Di mata Djarot B. Darsono, Indonesia adalah negara kaya. Tak hanya alamnya saja, Indonesia juga dilimpahi bermacam suku, agama, ras, dan kebudayaan. Hidup dalam keberagaman sudah menjadi santapan sehari-hari bagi masyarakat di negara ini.
Seiring waktu berjalan, keberagaman itu semakin meluas. Manusia-manusia Indonesia dihadapkan pada perkembangan zaman, yang menyuguhkan beragam pola pemikiran. Di situlah Djarot merasa cemas. Seniman kawakan itu khawatir jikalau masyarakat Indonesia tidak bisa memilah apa-apa saja yang dibawa dalam era modern.

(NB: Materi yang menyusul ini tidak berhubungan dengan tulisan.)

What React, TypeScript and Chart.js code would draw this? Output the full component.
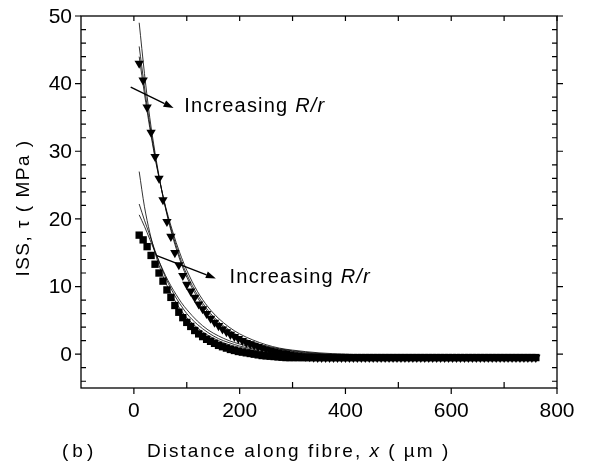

Sebagai seorang seniman, Djarot menyampaikan kecemasannya itu dalam sebuah pementasan teater tari berjudul Angon Angin, yang dipertunjukkan di Bentara Budaya Balai Soedjatmoko, Solo, Selasa (12/4/2016) malam.
“Aku merasa gundah, merasa haus akan sesuatu yang dekat,” ucap salah seorang penari. Ketujuh penari yang mengenakan kostum basahan batik melenggak-lenggok halus di atas panggung. Dialog-dialog tersirat yang penuh pertanyaan terhadap diri sendiri dan lingkungan, terucap dari bibir mereka.
Sebatang lidi yang pemain genggam, berulang kali dilecutkan ke udara. Tak hanya sebagai properti, lidi juga difungsikan menjadi alat musik. Suara desiran lidi saat membelah udara, mengiringi gerak tubuh ketujuh penari. Itulah cara Djarot untuk menghadirkan angin dalam pementasannya.
Dalam pertujukan tersebut, gerakan-gerakan para penari diambil dari vocabulary Tari Bedhaya. Berbeda dari biasanya, Tari Bedhaya ala Djarot diberi sentuhan modern. Djarot menghilangkan unsur musik gamelan konvensional. Ia menggantinya dengan musik digital yang memperdengarkan aneka suasana. Dipadukan dengan teater juga jadi cara Djarot untuk membawa Tari Bedhaya ke zaman modern.
Persinggungan nilai tradisional dan modern terjadi di akhir lakon Angon Angin. Kecanduannya manusia zaman sekarang terhadap gadget, tak luput dari sorotan Djarot. Puluhan pemuda-pemudi yang memakai busana kekinian, berada satu panggung dengan para penari Bedhaya. Sembari menggenggam bendera Indonesia, mereka melakukan eksplorasi ruang sambil menatap layar ponsel pintar.
Kondisi yang terjadi saat itu adalah: tujuh lawan puluhan. Tari Bedhaya yang menyimbolkan ketradisionalan, terapit oleh hal-hal berbau modern. Di tengah sempitnya ruang gerak, para penari mencoba muncul lagi ke depan panggung guna menyibakkan udara untuk sekali lagi.
Ditemui usai pentas, Djarot menuturkan, angin versi Angon Angin merupakan sebuah metafora dari bentuk kapitalisme, globalisme, maupun modernitas. Menurut Djarot, hal yang sebaiknya dilakukan masyarakat Indonesia dalam menyambut hal-hal di atas adalah dengan mempersiapkan diri.
“Kemunculan hal-hal itu adalah sebuah realitas. Kita harus legawa, karena ini adalah wujud perkembangan zaman. Kita tidak bisa menolaknya. Yang bisa dilakukan adalah dengan angon angin. Kita ‘menggembalakan’, mencermati dan memahaminya. Kalau bisa memahami, kita bisa selamat dan bahagia,” kata Djarot.